Given task » Retype all material exactly. Pictures stay out of the copy.

Given material »
-- -- --
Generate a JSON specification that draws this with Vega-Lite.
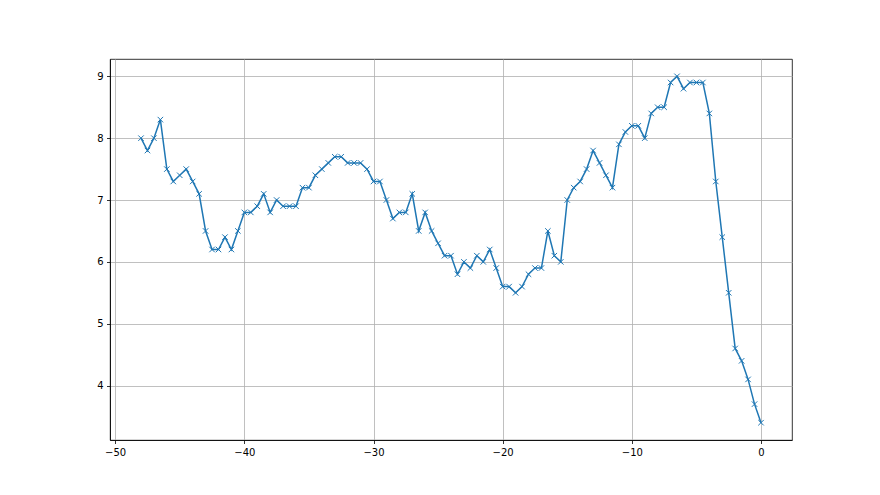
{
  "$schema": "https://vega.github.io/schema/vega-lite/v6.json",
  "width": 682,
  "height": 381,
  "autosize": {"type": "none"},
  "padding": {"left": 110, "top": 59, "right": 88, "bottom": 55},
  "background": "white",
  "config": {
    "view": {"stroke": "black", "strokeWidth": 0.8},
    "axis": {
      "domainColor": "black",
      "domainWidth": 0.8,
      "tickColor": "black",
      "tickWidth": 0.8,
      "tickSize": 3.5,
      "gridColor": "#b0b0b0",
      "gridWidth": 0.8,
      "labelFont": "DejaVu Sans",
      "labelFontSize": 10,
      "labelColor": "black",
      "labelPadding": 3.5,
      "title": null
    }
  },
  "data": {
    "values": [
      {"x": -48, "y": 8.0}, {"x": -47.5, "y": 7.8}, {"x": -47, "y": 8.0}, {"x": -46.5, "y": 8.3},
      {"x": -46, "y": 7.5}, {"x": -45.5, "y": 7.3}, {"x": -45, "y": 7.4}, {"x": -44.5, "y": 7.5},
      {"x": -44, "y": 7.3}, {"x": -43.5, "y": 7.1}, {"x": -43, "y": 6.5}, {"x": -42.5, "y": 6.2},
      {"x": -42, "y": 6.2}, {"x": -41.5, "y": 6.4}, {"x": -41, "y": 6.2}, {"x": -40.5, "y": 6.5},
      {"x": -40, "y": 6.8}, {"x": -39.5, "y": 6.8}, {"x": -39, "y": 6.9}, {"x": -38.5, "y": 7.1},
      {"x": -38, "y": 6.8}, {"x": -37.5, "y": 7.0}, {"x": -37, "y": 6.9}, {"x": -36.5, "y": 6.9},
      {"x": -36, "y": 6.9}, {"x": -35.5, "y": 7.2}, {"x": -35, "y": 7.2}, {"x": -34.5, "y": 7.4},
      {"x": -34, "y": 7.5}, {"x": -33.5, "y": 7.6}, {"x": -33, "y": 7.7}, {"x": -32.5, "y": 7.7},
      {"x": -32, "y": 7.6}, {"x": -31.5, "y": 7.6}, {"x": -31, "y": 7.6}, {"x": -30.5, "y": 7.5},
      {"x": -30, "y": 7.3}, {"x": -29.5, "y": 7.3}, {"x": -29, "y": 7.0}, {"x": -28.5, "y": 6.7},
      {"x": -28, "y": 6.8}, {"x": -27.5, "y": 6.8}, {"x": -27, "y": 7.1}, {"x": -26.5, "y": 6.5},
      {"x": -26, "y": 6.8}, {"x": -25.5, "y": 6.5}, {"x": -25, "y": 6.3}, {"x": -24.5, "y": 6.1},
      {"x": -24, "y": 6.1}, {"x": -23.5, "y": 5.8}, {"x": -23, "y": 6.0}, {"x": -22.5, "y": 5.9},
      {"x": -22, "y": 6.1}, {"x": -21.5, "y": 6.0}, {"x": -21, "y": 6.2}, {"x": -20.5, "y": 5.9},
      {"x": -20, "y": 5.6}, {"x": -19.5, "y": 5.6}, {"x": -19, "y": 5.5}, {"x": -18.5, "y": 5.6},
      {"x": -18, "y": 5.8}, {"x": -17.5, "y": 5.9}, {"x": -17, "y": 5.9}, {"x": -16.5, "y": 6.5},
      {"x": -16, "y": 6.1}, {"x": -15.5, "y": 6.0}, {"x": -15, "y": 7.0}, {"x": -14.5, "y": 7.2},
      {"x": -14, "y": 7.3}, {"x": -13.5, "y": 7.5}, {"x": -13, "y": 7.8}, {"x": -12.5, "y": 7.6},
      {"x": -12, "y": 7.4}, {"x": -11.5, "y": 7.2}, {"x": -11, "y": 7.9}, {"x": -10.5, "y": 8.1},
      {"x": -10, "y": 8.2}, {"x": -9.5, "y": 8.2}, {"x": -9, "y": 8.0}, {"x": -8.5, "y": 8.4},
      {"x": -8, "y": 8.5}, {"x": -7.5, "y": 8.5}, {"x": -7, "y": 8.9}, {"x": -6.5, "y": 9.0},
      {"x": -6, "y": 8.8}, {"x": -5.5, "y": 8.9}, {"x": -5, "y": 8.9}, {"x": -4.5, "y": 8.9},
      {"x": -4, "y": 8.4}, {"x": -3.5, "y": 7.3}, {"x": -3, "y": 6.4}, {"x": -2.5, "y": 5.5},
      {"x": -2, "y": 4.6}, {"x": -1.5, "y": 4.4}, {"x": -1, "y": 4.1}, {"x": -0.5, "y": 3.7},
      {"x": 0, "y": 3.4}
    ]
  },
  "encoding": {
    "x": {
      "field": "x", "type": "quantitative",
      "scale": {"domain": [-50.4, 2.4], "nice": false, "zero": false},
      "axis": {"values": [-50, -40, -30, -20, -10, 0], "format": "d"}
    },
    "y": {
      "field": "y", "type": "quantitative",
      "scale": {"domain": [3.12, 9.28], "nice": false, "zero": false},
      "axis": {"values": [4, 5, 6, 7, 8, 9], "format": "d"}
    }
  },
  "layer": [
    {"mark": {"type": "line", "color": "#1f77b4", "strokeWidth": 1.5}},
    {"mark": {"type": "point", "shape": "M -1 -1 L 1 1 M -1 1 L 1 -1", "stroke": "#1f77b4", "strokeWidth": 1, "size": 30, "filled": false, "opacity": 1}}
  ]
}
-- -- --
Answer to this task »
Generate a JSON specification that draws this with Vega-Lite.
{
  "$schema": "https://vega.github.io/schema/vega-lite/v6.json",
  "width": 682,
  "height": 381,
  "autosize": {"type": "none"},
  "padding": {"left": 110, "top": 59, "right": 88, "bottom": 55},
  "background": "white",
  "config": {
    "view": {"stroke": "black", "strokeWidth": 0.8},
    "axis": {
      "domainColor": "black",
      "domainWidth": 0.8,
      "tickColor": "black",
      "tickWidth": 0.8,
      "tickSize": 3.5,
      "gridColor": "#b0b0b0",
      "gridWidth": 0.8,
      "labelFont": "DejaVu Sans",
      "labelFontSize": 10,
      "labelColor": "black",
      "labelPadding": 3.5,
      "title": null
    }
  },
  "data": {
    "values": [
      {"x": -48, "y": 8.0}, {"x": -47.5, "y": 7.8}, {"x": -47, "y": 8.0}, {"x": -46.5, "y": 8.3},
      {"x": -46, "y": 7.5}, {"x": -45.5, "y": 7.3}, {"x": -45, "y": 7.4}, {"x": -44.5, "y": 7.5},
      {"x": -44, "y": 7.3}, {"x": -43.5, "y": 7.1}, {"x": -43, "y": 6.5}, {"x": -42.5, "y": 6.2},
      {"x": -42, "y": 6.2}, {"x": -41.5, "y": 6.4}, {"x": -41, "y": 6.2}, {"x": -40.5, "y": 6.5},
      {"x": -40, "y": 6.8}, {"x": -39.5, "y": 6.8}, {"x": -39, "y": 6.9}, {"x": -38.5, "y": 7.1},
      {"x": -38, "y": 6.8}, {"x": -37.5, "y": 7.0}, {"x": -37, "y": 6.9}, {"x": -36.5, "y": 6.9},
      {"x": -36, "y": 6.9}, {"x": -35.5, "y": 7.2}, {"x": -35, "y": 7.2}, {"x": -34.5, "y": 7.4},
      {"x": -34, "y": 7.5}, {"x": -33.5, "y": 7.6}, {"x": -33, "y": 7.7}, {"x": -32.5, "y": 7.7},
      {"x": -32, "y": 7.6}, {"x": -31.5, "y": 7.6}, {"x": -31, "y": 7.6}, {"x": -30.5, "y": 7.5},
      {"x": -30, "y": 7.3}, {"x": -29.5, "y": 7.3}, {"x": -29, "y": 7.0}, {"x": -28.5, "y": 6.7},
      {"x": -28, "y": 6.8}, {"x": -27.5, "y": 6.8}, {"x": -27, "y": 7.1}, {"x": -26.5, "y": 6.5},
      {"x": -26, "y": 6.8}, {"x": -25.5, "y": 6.5}, {"x": -25, "y": 6.3}, {"x": -24.5, "y": 6.1},
      {"x": -24, "y": 6.1}, {"x": -23.5, "y": 5.8}, {"x": -23, "y": 6.0}, {"x": -22.5, "y": 5.9},
      {"x": -22, "y": 6.1}, {"x": -21.5, "y": 6.0}, {"x": -21, "y": 6.2}, {"x": -20.5, "y": 5.9},
      {"x": -20, "y": 5.6}, {"x": -19.5, "y": 5.6}, {"x": -19, "y": 5.5}, {"x": -18.5, "y": 5.6},
      {"x": -18, "y": 5.8}, {"x": -17.5, "y": 5.9}, {"x": -17, "y": 5.9}, {"x": -16.5, "y": 6.5},
      {"x": -16, "y": 6.1}, {"x": -15.5, "y": 6.0}, {"x": -15, "y": 7.0}, {"x": -14.5, "y": 7.2},
      {"x": -14, "y": 7.3}, {"x": -13.5, "y": 7.5}, {"x": -13, "y": 7.8}, {"x": -12.5, "y": 7.6},
      {"x": -12, "y": 7.4}, {"x": -11.5, "y": 7.2}, {"x": -11, "y": 7.9}, {"x": -10.5, "y": 8.1},
      {"x": -10, "y": 8.2}, {"x": -9.5, "y": 8.2}, {"x": -9, "y": 8.0}, {"x": -8.5, "y": 8.4},
      {"x": -8, "y": 8.5}, {"x": -7.5, "y": 8.5}, {"x": -7, "y": 8.9}, {"x": -6.5, "y": 9.0},
      {"x": -6, "y": 8.8}, {"x": -5.5, "y": 8.9}, {"x": -5, "y": 8.9}, {"x": -4.5, "y": 8.9},
      {"x": -4, "y": 8.4}, {"x": -3.5, "y": 7.3}, {"x": -3, "y": 6.4}, {"x": -2.5, "y": 5.5},
      {"x": -2, "y": 4.6}, {"x": -1.5, "y": 4.4}, {"x": -1, "y": 4.1}, {"x": -0.5, "y": 3.7},
      {"x": 0, "y": 3.4}
    ]
  },
  "encoding": {
    "x": {
      "field": "x", "type": "quantitative",
      "scale": {"domain": [-50.4, 2.4], "nice": false, "zero": false},
      "axis": {"values": [-50, -40, -30, -20, -10, 0], "format": "d"}
    },
    "y": {
      "field": "y", "type": "quantitative",
      "scale": {"domain": [3.12, 9.28], "nice": false, "zero": false},
      "axis": {"values": [4, 5, 6, 7, 8, 9], "format": "d"}
    }
  },
  "layer": [
    {"mark": {"type": "line", "color": "#1f77b4", "strokeWidth": 1.5}},
    {"mark": {"type": "point", "shape": "M -1 -1 L 1 1 M -1 1 L 1 -1", "stroke": "#1f77b4", "strokeWidth": 1, "size": 30, "filled": false, "opacity": 1}}
  ]
}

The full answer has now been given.